While majoring in computer science at UC San Diego, Virtue – who grew up in the Los Angeles suburb of Rowland Heights – figured he’d end up “as a software engineer somewhere.” But UC San Diego recognized his outstanding abilities early on, offering him to stay on as a fulltime program analyst in its bioengineering department.

“My boss at the time had left to go to Qualcomm,” Virtue said. “When I told him about the job offer, he said, ‘No, you’ve got to come over here. They are the smartest people I’ve ever met.’”

Virtue said he had never heard of Qualcomm, “but I really looked up to this guy, so I figured I might as well apply.” That was 26 years ago.

Back then, there were no chief information security officers and companies didn’t have big cyber teams. But Virtue, anticipating the market, began tailoring his skillset to the burgeoning need for cybersecurity and switched over from IT as soon as he felt ready.

Different Drumbeat

Something that even many of Virtue’s employees don’t know about him is that, before attending college, he played drums in a ’90s alt-rock band. Called Pear, they were regulars on L.A.’s Whisky a Go Go and Roxy circuit.

“You wouldn’t recognize photos of me from then,” Virtue said. “We didn’t hit it big, and so everyone went off to actually have a real career.”

There is a parallel to be drawn between Virtue’s two seemingly disparate paths, and it’s in the position he chose to occupy in both. Virtue is most comfortable being the one keeping time in the back seat, not the one facing the customers and doing the inventing and the showmanship up front.

If his old bandmates flubbed a guitar riff or forgot a song lyric, they could always laugh it off and the song continued. But if Virtue’s beat stopped, the concert crashed to a dead, mortifying halt.

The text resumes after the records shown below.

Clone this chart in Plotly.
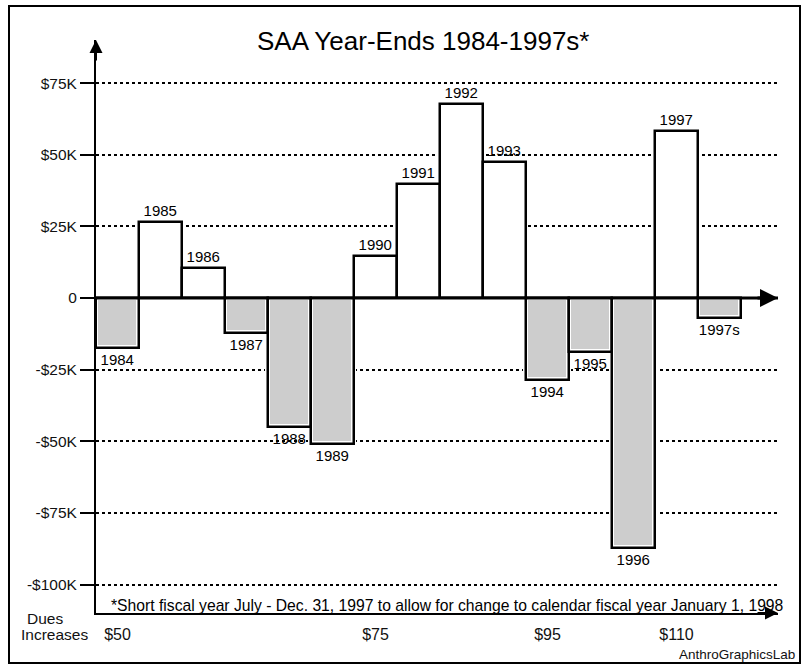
import plotly.graph_objects as go

# ---- data ----
years = ["1984", "1985", "1986", "1987", "1988", "1989", "1990", "1991",
         "1992", "1993", "1994", "1995", "1996", "1997", "1997s"]
values_k = [-17.5, 26.5, 10.5, -12.2, -45.0, -51.0, 14.7, 39.8,
            67.7, 47.5, -28.6, -18.8, -87.3, 58.3, -7.0]
y_tick_vals = [75, 50, 25, 0, -25, -50, -75, -100]
y_tick_text = ["$75K", "$50K", "$25K", "0", "-$25K", "-$50K", "-$75K", "-$100K"]
dues_years = ["1984", "1990", "1994", "1997"]
dues_labels = ["$50", "$75", "$95", "$110"]

title_text = "SAA Year-Ends 1984-1997s*"
footnote = ("*Short fiscal year July - Dec. 31, 1997 to allow for change to "
            "calendar fiscal year January 1, 1998")
credit = "AnthroGraphicsLab"

FONT = "Liberation Sans, Arial, Helvetica, sans-serif"

fill_colors = ["#cdcdcd" if v < 0 else "white" for v in values_k]

fig = go.Figure()
# inner fill (white inner rim via white line)
fig.add_trace(go.Bar(
    x=years, y=values_k, width=1,
    marker=dict(color=fill_colors, line=dict(color="white", width=5)),
    hoverinfo="skip", showlegend=False,
))
# black outline + year labels
fig.add_trace(go.Bar(
    x=years, y=values_k, width=1,
    marker=dict(color="rgba(0,0,0,0)", line=dict(color="black", width=2.5)),
    text=years, textposition="outside", constraintext="none",
    textfont=dict(family=FONT, size=15, color="black"),
    cliponaxis=False, hoverinfo="skip", showlegend=False,
))

W, H = 805, 665
L, R, T, B = 96, 27, 40, 52
pw, ph = W - L - R, H - T - B

def px_x(p):
    return (p - L) / pw

def px_y(p):
    return (H - B - p) / ph

fig.update_layout(
    width=W, height=H,
    margin=dict(l=L, r=R, t=T, b=B),
    paper_bgcolor="white", plot_bgcolor="white",
    barmode="overlay", bargap=0,
    font=dict(family=FONT, color="black"),
    xaxis=dict(
        type="category", range=[-0.5, 15.36],
        showgrid=False, zeroline=False,
        showline=True, linecolor="black", linewidth=2,
        tickmode="array", tickvals=dues_years, ticktext=dues_labels,
        ticks="outside", ticklen=6, tickcolor="rgba(0,0,0,0)",
        tickfont=dict(family=FONT, size=16, color="#111"),
    ),
    yaxis=dict(
        range=[-109.9, 90.05],
        tickmode="array", tickvals=y_tick_vals, ticktext=y_tick_text,
        showgrid=True, gridcolor="black", gridwidth=1.5, griddash="dot",
        zeroline=False,
        showline=True, linecolor="black", linewidth=2,
        ticks="outside", ticklen=14, tickwidth=2, tickcolor="black",
        tickfont=dict(family=FONT, size=15.5, color="#111"),
    ),
)

# zero axis line over bars
fig.add_shape(type="line", xref="paper", yref="y", x0=0, x1=1, y0=0, y1=0,
              line=dict(color="black", width=3), layer="above")

# frame
fig.add_shape(type="rect", xref="paper", yref="paper",
              x0=px_x(9), x1=px_x(800), y0=px_y(663), y1=px_y(6),
              line=dict(color="black", width=2), fillcolor="rgba(0,0,0,0)",
              layer="above")

ann = []
# arrows
ann.append(dict(xref="paper", yref="paper", x=0, y=1, ax=0, ay=22,
                showarrow=True, arrowhead=2, arrowsize=1.3, arrowwidth=2,
                arrowcolor="black", text=""))
ann.append(dict(xref="paper", yref="y", x=1, y=0, ax=-22, ay=0,
                showarrow=True, arrowhead=2, arrowsize=1.2, arrowwidth=3,
                arrowcolor="black", text=""))
ann.append(dict(xref="paper", yref="paper", x=1, y=0, ax=-22, ay=0,
                showarrow=True, arrowhead=2, arrowsize=1.3, arrowwidth=2,
                arrowcolor="black", text=""))
# title
ann.append(dict(xref="paper", yref="paper", x=px_x(423), y=px_y(41),
                text=title_text, showarrow=False, xanchor="center", yanchor="middle",
                font=dict(family=FONT, size=26, color="black")))
# footnote
ann.append(dict(xref="paper", yref="paper", x=px_x(109), y=px_y(605),
                text=footnote, showarrow=False, xanchor="left", yanchor="middle",
                font=dict(family=FONT, size=15.7, color="black")))
# dues increases label
ann.append(dict(xref="paper", yref="paper", x=px_x(45), y=px_y(618),
                text="Dues", showarrow=False, xanchor="center",
                yanchor="middle", font=dict(family=FONT, size=15.5, color="#111")))
ann.append(dict(xref="paper", yref="paper", x=px_x(54), y=px_y(634),
                text="Increases", showarrow=False, xanchor="center",
                yanchor="middle", font=dict(family=FONT, size=15.5, color="#111")))
# credit
ann.append(dict(xref="paper", yref="paper", x=px_x(797), y=px_y(654),
                text=credit, showarrow=False, xanchor="right", yanchor="middle",
                font=dict(family=FONT, size=13.5, color="#111")))
fig.update_layout(annotations=ann)

fig.write_html("out.html", config={"displayModeBar": False},
               post_script="document.body.style.margin='0';")
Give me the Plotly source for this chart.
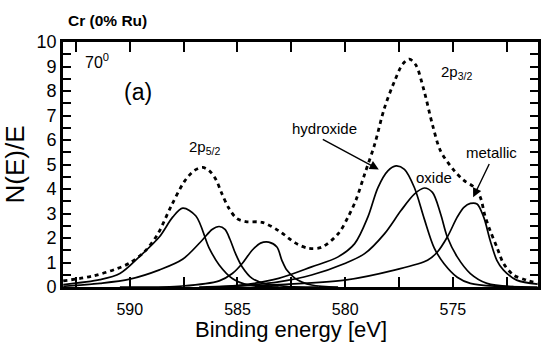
import plotly.graph_objects as go

# ---- data: binding energy [eV] and N(E)/E ----
env_e = [593.09, 591.70, 590.69, 590.00, 589.31, 588.71, 588.08, 587.47, 587.01, 586.62,
         586.32, 586.01, 585.72, 585.39, 585.03, 584.62, 583.86, 583.09, 582.32, 581.71,
         581.10, 580.33, 579.87, 579.50, 579.10, 578.64, 578.18, 577.72, 577.33, 577.02,
         576.72, 576.33, 575.95, 575.57, 574.95, 574.49, 574.03, 573.73, 573.51, 573.27,
         572.96, 572.65, 572.19, 571.58, 571.07]
env_v = [0.25, 0.45, 0.72, 0.98, 1.45, 2.15, 3.30, 4.30, 4.75, 4.88,
         4.75, 4.40, 3.80, 3.20, 2.80, 2.67, 2.64, 2.30, 1.80, 1.58,
         1.62, 2.17, 2.85, 3.55, 4.60, 5.80, 7.30, 8.38, 9.10, 9.30,
         9.06, 7.98, 6.63, 5.55, 4.76, 4.35, 4.08, 3.67, 2.90, 2.30,
         1.63, 0.96, 0.49, 0.28, 0.15]

p12a_e = [593.09, 591.38, 590.46, 589.54, 588.62, 588.01, 587.54, 586.93, 586.32, 585.85,
          585.24, 584.47, 583.09]
p12a_v = [0.10, 0.30, 0.55, 1.25, 2.05, 2.85, 3.22, 2.90, 1.60, 0.90,
          0.35, 0.08, 0.0]

p12b_e = [593.09, 591.38, 590.00, 588.62, 587.55, 586.62, 586.18, 585.85, 585.58, 585.35,
          585.09, 584.78, 584.32, 583.70, 582.63, 581.25]
p12b_v = [0.03, 0.15, 0.32, 0.70, 1.13, 1.93, 2.35, 2.47, 2.35, 1.95,
          1.36, 0.82, 0.35, 0.13, 0.02, 0.0]

p12c_e = [590.46, 587.55, 585.85, 585.24, 584.78, 584.32, 583.93, 583.55, 583.17, 582.94,
          582.71, 582.32, 581.56, 580.33]
p12c_v = [0.0, 0.04, 0.25, 0.55, 0.96, 1.50, 1.79, 1.83, 1.63, 1.09,
          0.69, 0.35, 0.08, 0.0]

hydroxide_e = [586.00, 584.47, 583.09, 581.56, 580.33, 579.56, 578.95, 578.48, 578.02, 577.64,
               577.25, 576.79, 576.33, 575.87, 575.41, 574.80, 574.19, 572.96, 571.07]
hydroxide_v = [0.0, 0.12, 0.35, 0.82, 1.23, 1.77, 2.85, 4.06, 4.74, 4.94,
               4.80, 4.06, 2.78, 1.60, 0.95, 0.40, 0.15, 0.03, 0.0]

oxide_e = [585.50, 583.09, 581.56, 580.02, 579.10, 578.18, 577.41, 576.79, 576.33, 575.95,
           575.57, 575.26, 574.80, 574.19, 573.42, 572.19]
oxide_v = [0.0, 0.21, 0.49, 0.96, 1.36, 2.17, 3.12, 3.79, 4.04, 3.86,
           2.98, 2.04, 1.23, 0.55, 0.15, 0.02]

metallic_e = [586.78, 583.09, 580.02, 577.72, 576.18, 575.72, 575.26, 574.80, 574.49, 574.19,
              573.88, 573.57, 573.27, 572.96, 572.65, 572.04, 571.07]
metallic_v = [0.0, 0.10, 0.28, 0.69, 1.09, 1.43, 2.04, 2.85, 3.25, 3.41,
              3.39, 2.85, 1.90, 1.09, 0.69, 0.28, 0.12]

x_ticks = [590, 585, 580, 575]
y_ticks = list(range(0, 11))

# ---- figure ----
FONT = "Liberation Sans, Arial, Helvetica, sans-serif"
W, H = 544, 343
ML, MR, MT, MB = 63, 3, 42, 56
PW, PH = W - ML - MR, H - MT - MB


def paper(xp, yp):
    return (xp - ML) / PW, (H - MB - yp) / PH


fig = go.Figure()
solid = dict(color="black", width=1.7, shape="spline", smoothing=0.9)
for e, v in [(p12a_e, p12a_v), (p12b_e, p12b_v), (p12c_e, p12c_v),
             (hydroxide_e, hydroxide_v), (oxide_e, oxide_v), (metallic_e, metallic_v)]:
    fig.add_trace(go.Scatter(x=e, y=v, mode="lines", line=solid, hoverinfo="skip"))
fig.add_trace(go.Scatter(x=env_e, y=env_v, mode="lines",
                         line=dict(color="black", width=2.8, dash="4px,4px",
                                   shape="spline", smoothing=0.9),
                         hoverinfo="skip"))

axis_common = dict(showline=True, linecolor="black", linewidth=2.8, mirror="ticks",
                   ticks="inside", tickcolor="black", tickwidth=2, showgrid=False,
                   zeroline=False)

fig.update_xaxes(range=[593.1, 571.05], tickmode="array", tickvals=x_ticks,
                 ticktext=[str(t) for t in x_ticks], ticklen=10, ticklabelstandoff=6,
                 tickfont=dict(size=16, color="black", family=FONT),
                 minor=dict(ticks="inside", dtick=2.5, tick0=590, ticklen=10,
                            tickwidth=2, tickcolor="black", showgrid=False),
                 **axis_common)
fig.update_yaxes(range=[0, 10], tickmode="array", tickvals=y_ticks,
                 ticktext=[str(t) for t in y_ticks], ticklen=8,
                 tickfont=dict(size=18, color="black", family=FONT),
                 minor=dict(ticks="inside", dtick=0.5, tick0=0, ticklen=8,
                            tickwidth=2, tickcolor="black", showgrid=False),
                 title=dict(text="N(E)/E", font=dict(size=26, color="black", family=FONT),
                            standoff=8),
                 **axis_common)

annos = []


def text_anno(txt, xp, yp, size, bold=False, anchor="left"):
    x, y = paper(xp, yp)
    annos.append(dict(text=f"<b>{txt}</b>" if bold else txt, x=x, y=y, xref="paper", yref="paper",
                      xanchor=anchor, yanchor="middle", showarrow=False, borderpad=0,
                      font=dict(size=size, color="black", family=FONT)))


text_anno("Cr (0% Ru)", 67, 20, 15.5, bold=True)
text_anno("Binding energy [eV]", 292, 329, 22, anchor="center")
text_anno("70<sup>0</sup>", 84, 61, 16)
text_anno("(a)", 123, 92, 23)
text_anno("2p<sub>5/2</sub>", 189, 147, 15)
text_anno("2p<sub>3/2</sub>", 442, 73, 15)
text_anno("hydroxide", 292, 128, 15)
text_anno("oxide", 417, 177, 15)
text_anno("metallic", 468, 152, 15)

# arrows (head, tail) in data coordinates
for hx, hy, tx, ty in [(578.44, 4.80, 581.11, 6.06), (574.06, 3.66, 573.28, 5.08)]:
    annos.append(dict(text="", x=hx, y=hy, ax=tx, ay=ty, xref="x", yref="y",
                      axref="x", ayref="y", showarrow=True, arrowhead=2,
                      arrowsize=1.3, arrowwidth=1.4, arrowcolor="black", standoff=0))

fig.update_layout(width=W, height=H, margin=dict(l=ML, r=MR, t=MT, b=MB),
                  plot_bgcolor="white", paper_bgcolor="white", showlegend=False,
                  font=dict(family=FONT, color="black"), annotations=annos)

fig.write_html("out.html")
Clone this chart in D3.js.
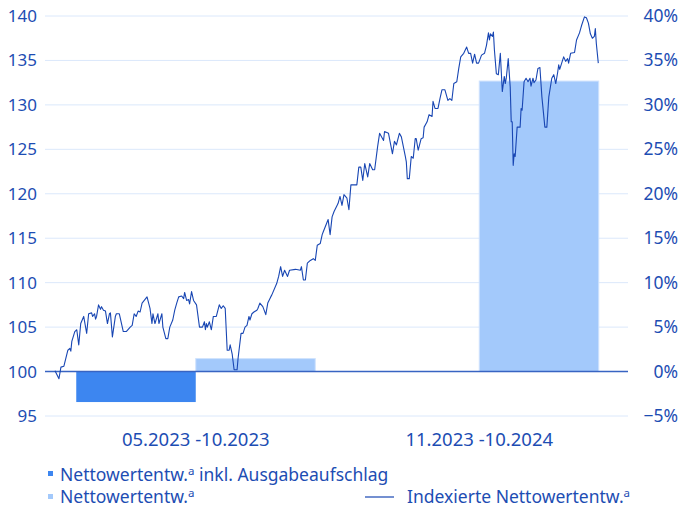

“I like that analogy,” Virtue said. “I’m going to have to use it.”

Keeping the beat for Qualcomm in the background is also what led to what Virtue cites as the greatest challenge of his career – a humbling but, ultimately deserved, rebuke from the head of a business unit team launching a new Qualcomm service while Virtue still worked in IT.

“He had some critical feedback for us,” Virtue recalled, “and it really gave me a new perspective for sitting in the seat of one of our executives who’s leading the business and dealing with customers. The teams on the back end will always get to go on to work on the next project. But, at the end of the day, if a service doesn’t work, it’s the business people who are going to feel the pain.”

That customer-first perspective, Virtue explained, is something that he’s carried with him ever since.

“It’s especially important on the cyber front,” Virtue explained. “Our goal is to protect the company, not to shut it down. It’s easy to be super cyber secure. I can just unplug the internet and we could just not go online. And we’d be perfectly safe. But that’s not really going to help anybody.”